As world leaders come to Brazil for climate talks, people like Cassiano are the ones with the most at stake. Poor communities are often more vulnerable to hazards like extreme heat and supersized storms and less likely to have the resources to cope than wealthier places.

Any help from the climate talks depends on countries not just laying out pledges and plans to lower emissions. They also need to find the political will to implement them, as well as come up with the billions of dollars needed to adapt everything from harvests to houses to better withstand human-caused climate change.

All of it is sorely needed for the 1.1 billion people around the world who live in acute poverty, according to the United Nations.

That’s why many have lauded the choice of Belem, a relatively poor city, to host these talks.

“I am pleased that we will be going to a place like this, because this is where climate meets poverty, meets demand, meets financing needs, and meets the reality of the majority of the population of this world that are impacted by climate change,” said Inger Andersen, executive director of the U.N. Environment Programme.
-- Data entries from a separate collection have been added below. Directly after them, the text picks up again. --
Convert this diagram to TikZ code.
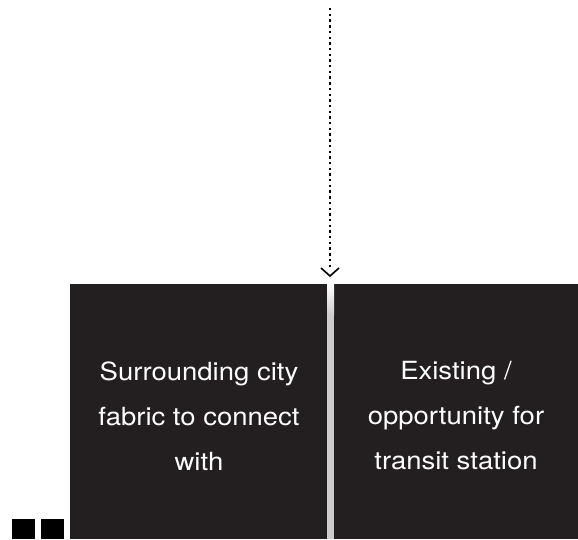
\documentclass[tikz,border=0pt]{standalone}
\usepackage{fontspec}
\setmainfont[FakeStretch=1.1]{TeX Gyre Heros}
\definecolor{boxdark}{HTML}{231F20}
\definecolor{stripe}{HTML}{CCCCCC}
\begin{document}
\begin{tikzpicture}[x=1pt,y=-1pt,
  panel/.style={fill=boxdark, draw=none},
  label/.style={text=white, align=center, font=\fontsize{25}{45}\selectfont, inner sep=0},
  sq/.style={fill=black, draw=none}]
\useasboundingbox (0,0) rectangle (578,539);
\fill[panel] (70,284) rectangle (327,539);
\fill[panel] (334,284) rectangle (578,539);
\shade[top color=white, bottom color=stripe] (327,284) rectangle (334,315);
\fill[stripe] (327,315) rectangle (334,539);
\fill[sq] (12,519) rectangle (35,539);
\fill[sq] (41,519) rectangle (64,539);
\node[label] (left) at (199,416) {Surrounding city\\fabric to connect\\with};
\node[label] (right) at (456,416) {Existing /\\opportunity for\\transit station};
\coordinate (top) at (330,8);
\coordinate (tip) at (330,276);
\draw[line width=2.4pt, dash pattern=on 2.4pt off 3.3pt] (top) -- (330,268);
\draw[line width=1.6pt] (321,268) -- (tip) -- (339,268);
\end{tikzpicture}
\end{document}
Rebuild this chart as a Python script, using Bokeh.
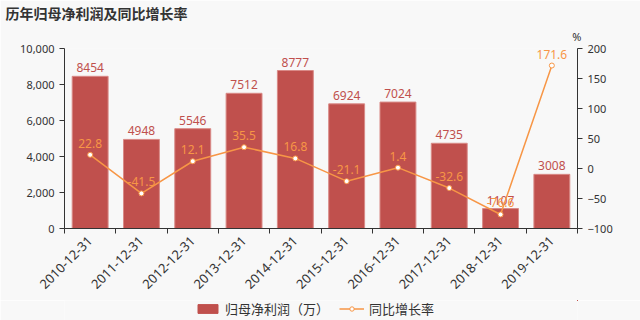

Even in wealthy countries, the poor face climate impacts

It’s not just poor people in poor countries who suffer when poverty and climate change collide. A U.N. Development Programme report found that even in highly developed countries, 82% of people living in poverty will be exposed to at least one of four climate hazards: high heat, drought, floods and air pollution.

People in poverty are more vulnerable to climate change for several reasons, said Carter Brandon, a senior fellow at the World Resources Institute who works on the economics of climate change and the finances of adapting to it.
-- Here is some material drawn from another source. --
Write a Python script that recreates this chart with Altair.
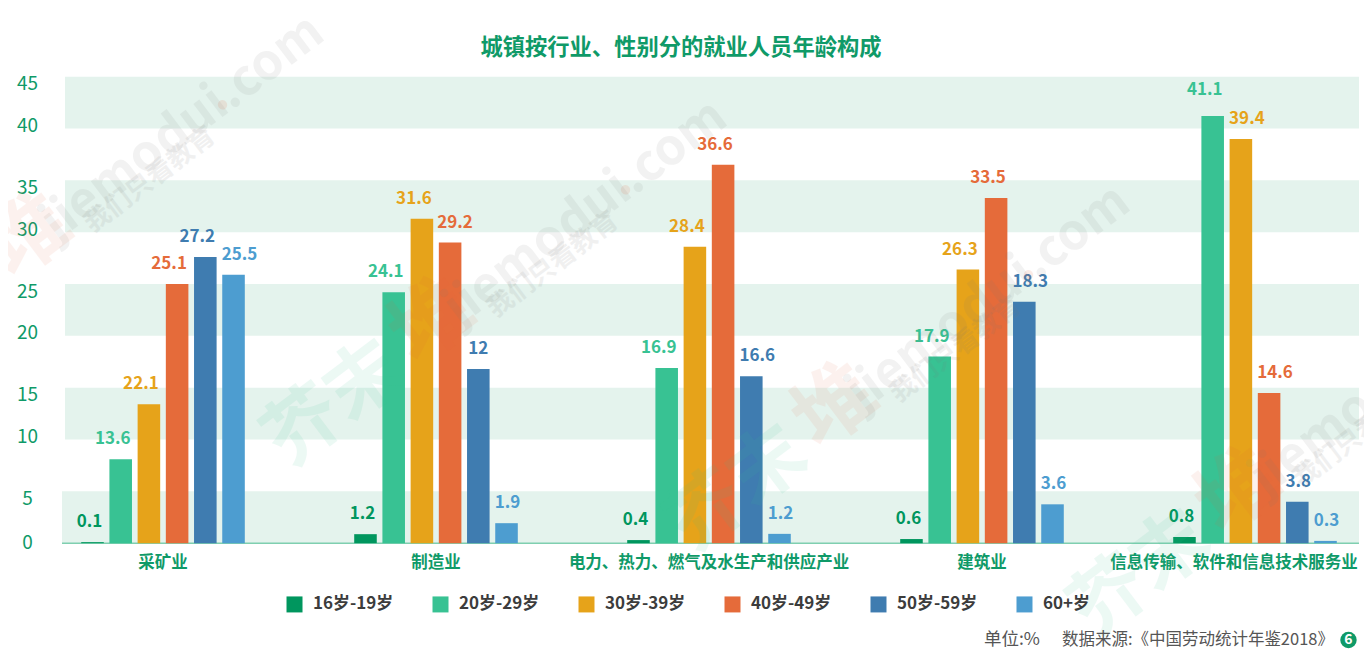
import altair as alt
import pandas as pd

FONT = "Noto Sans CJK SC"

# ---- data ----
categories = ["采矿业", "制造业", "电力、热力、燃气及水生产和供应产业", "建筑业", "信息传输、软件和信息技术服务业"]
series = ["16岁-19岁", "20岁-29岁", "30岁-39岁", "40岁-49岁", "50岁-59岁", "60+岁"]
# printed labels
labels_mining = ["0.1", "13.6", "22.1", "25.1", "27.2", "25.5"]
labels_manuf = ["1.2", "24.1", "31.6", "29.2", "12", "1.9"]
labels_power = ["0.4", "16.9", "28.4", "36.6", "16.6", "1.2"]
labels_constr = ["0.6", "17.9", "26.3", "33.5", "18.3", "3.6"]
labels_it = ["0.8", "41.1", "39.4", "14.6", "3.8", "0.3"]
# bar heights (they differ from a few printed labels)
bars_mining = [0.1, 8.1, 13.4, 25.0, 27.6, 25.9]
bars_manuf = [0.87, 24.2, 31.3, 29.0, 16.8, 1.93]
bars_power = [0.3, 16.9, 28.6, 36.5, 16.1, 0.9]
bars_constr = [0.4, 18.0, 26.4, 33.3, 23.3, 3.75]
bars_it = [0.6, 41.2, 39.0, 14.5, 4.0, 0.22]
y_ticks = [0, 5, 10, 15, 20, 25, 30, 35, 40, 45]
band_lo = [0, 10, 20, 30, 40]
band_hi = [5, 15, 25, 35, 45]

all_labels = [labels_mining, labels_manuf, labels_power, labels_constr, labels_it]
all_bars = [bars_mining, bars_manuf, bars_power, bars_constr, bars_it]

# ---- layout (label nudges in px, apart from the data) ----
nudge_x = [
    [-3, -8, -8, -8, -8, 6],
    [-3, -8, -8, 5, 0, 1],
    [-3, -8, -8, -8, 6, 1],
    [-3, -8, -8, -8, 6, 1],
    [-3, -8, 6, 6, 1, 1],
]
PLOT_W, PLOT_H = 1297, 466.5
LEFT, TOP = 62, 76.7
GREEN = "#0f9a68"
colors = ["#00965e", "#38c293", "#e6a31a", "#e56b3a", "#3f7cb0", "#4d9dd0"]

rows = []
for i, c in enumerate(categories):
    for j, s in enumerate(series):
        rows.append({"cat": c, "ser": s, "val": all_bars[i][j], "lab": all_labels[i][j],
                     "dx": nudge_x[i][j], "dy": -26 if all_labels[i][j] == "41.1" else -20})
df = pd.DataFrame(rows)
bands = pd.DataFrame({"lo": band_lo, "hi": band_hi})

x_scale = alt.Scale(domain=categories, range=[-35.5, 1329.5], paddingInner=0, paddingOuter=0)
off_scale = alt.Scale(domain=series, range=[54.7, 218.3], paddingInner=0.2, paddingOuter=0)
y_scale = alt.Scale(domain=[0, 45], nice=False)
color_scale = alt.Scale(domain=series, range=colors)

band_top = alt.Chart(bands[bands.lo > 0]).mark_rect(color="#e4f3ed").encode(
    x=alt.value(3), x2=alt.value(PLOT_W),
    y=alt.Y("lo:Q", scale=y_scale, title=None,
            axis=alt.Axis(values=y_ticks, ticks=False, domain=False, grid=False, labelColor=GREEN,
                          labelFontSize=19, labelFont=FONT, labelAlign="center", labelPadding=35,
                          labelOffset={"condition": [
                              {"test": "datum.value == 0", "value": -1},
                              {"test": "datum.value % 10 == 0", "value": -3}], "value": 7})),
    y2="hi:Q",
)
band_bot = alt.Chart(bands[bands.lo == 0]).mark_rect(color="#e4f3ed").encode(
    x=alt.value(0), x2=alt.value(PLOT_W), y=alt.Y("lo:Q", scale=y_scale), y2="hi:Q")
baseline = alt.Chart(pd.DataFrame({"z": [0]})).mark_rule(color="#7fcfb0", strokeWidth=1.5).encode(
    x=alt.value(0), x2=alt.value(PLOT_W), y=alt.Y("z:Q", scale=y_scale))

bars = alt.Chart(df).mark_bar(cornerRadius=0).encode(
    x=alt.X("cat:N", scale=x_scale, sort=categories, title=None,
            axis=alt.Axis(labelAngle=0, ticks=False, domain=False, labelColor=GREEN, labelFontSize=16.5,
                          labelFont=FONT, labelFontWeight="bold", labelPadding=11, labelLimit=0,
                          labelOverlap=False,
                          labelOffset={"condition": {"test": "datum.index == 1", "value": -21}, "value": 0})),
    xOffset=alt.XOffset("ser:N", scale=off_scale, sort=series),
    y=alt.Y("val:Q", scale=y_scale),
    color=alt.Color("ser:N", scale=color_scale, sort=series, title=None,
                    legend=alt.Legend(orient="none", legendX=224, legendY=519, direction="horizontal",
                                      columns=6, symbolType="square", symbolSize=256, symbolStrokeWidth=0,
                                      labelFont=FONT, labelFontSize=17, labelFontWeight="bold",
                                      labelColor="#3c3c3c", labelOffset=10, columnPadding=38)),
)

label_layers = []
for (dx, dy), sub in df.groupby(["dx", "dy"]):
    label_layers.append(
        alt.Chart(sub).mark_text(font=FONT, fontSize=17, fontWeight="bold", dx=int(dx), dy=int(dy)).encode(
            x=alt.X("cat:N", scale=x_scale, sort=categories),
            xOffset=alt.XOffset("ser:N", scale=off_scale, sort=series),
            y=alt.Y("val:Q", scale=y_scale),
            text=alt.Text("lab:N"),
            color=alt.Color("ser:N", scale=color_scale, sort=series, legend=None),
        )
    )


def deco(text, x, y, **kw):
    return alt.Chart(pd.DataFrame({"t": [text]})).mark_text(font=FONT, **kw).encode(
        x=alt.value(x - LEFT), y=alt.value(y - TOP), text="t:N")


marks = []
for k in range(4):
    ox, oy = 403 * k, 85 * k
    marks.append(deco("jiemodui.com", 183 + ox, 128 + oy, fontSize=50, fontWeight="bold", angle=323,
                      color="#777777", opacity=0.09))
    marks.append(deco(".", 225 + ox, 108 + oy, fontSize=50, fontWeight="bold", angle=323, baseline="alphabetic",
                      color="#e5603a", opacity=0.12))
    marks.append(deco("我们只看教育", 150 + ox, 180 + oy, fontSize=26, fontWeight="bold", angle=323,
                      color="#777777", opacity=0.1))
    marks.append(deco("堆", 30 + ox, 238 + oy, fontSize=80, fontWeight="bold", angle=323,
                      color="#e5603a", opacity=0.08))
    if k > 0:
        marks.append(deco("芥末", 335 + ox - 403, 405 + oy - 85, fontSize=76, fontWeight="bold", angle=323,
                          color="#38c293", opacity=0.09))

title = deco("城镇按行业、性别分的就业人员年龄构成", 681, 48, fontSize=22.3, fontWeight="bold", color=GREEN)
footer_a = deco("单位:%", 984, 640, fontSize=17.5, align="left", color="#555555")
footer_b = deco("数据来源:《中国劳动统计年鉴2018》", 1062, 640, fontSize=16.5, align="left", color="#555555")
badge = alt.Chart(pd.DataFrame({"t": ["6"]})).mark_point(filled=True, shape="circle", size=270, color=GREEN, opacity=1).encode(
    x=alt.value(1348.5 - LEFT), y=alt.value(640 - TOP))
badge_t = deco("6", 1348.5, 640, fontSize=14, color="white", fontWeight="bold")

chart = alt.layer(band_top, band_bot, baseline, bars, *label_layers, *marks, title, footer_a, footer_b, badge, badge_t).properties(
    width=PLOT_W, height=PLOT_H,
    padding={"left": LEFT - 8, "top": TOP - 8, "right": 5, "bottom": 113},
    autosize=alt.AutoSizeParams(type="none"),
).configure_view(stroke=None)

chart.save("out.html", embed_options={"renderer": "svg", "actions": False})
They might not have the money to leave areas like inundated deltas or floodplains, landslide-prone hillsides or farmlands regularly scorched by drought. Nor to rebuild after a disaster hits. And those financial hits can be worsened by other problems like health issues, lack of education or lack of social mobility.

“It’s not just, climate destroys buildings or bridges or property. It destroys the livelihoods of families. And if you don’t have savings, that’s really devastating,” Brandon said.

Crop yields suffer in many places, but worst in poor countries

Even relatively developed countries with more ways to adapt will see some farm yields drop significantly, according to a UNDP analysis of global agriculture under different warming scenarios.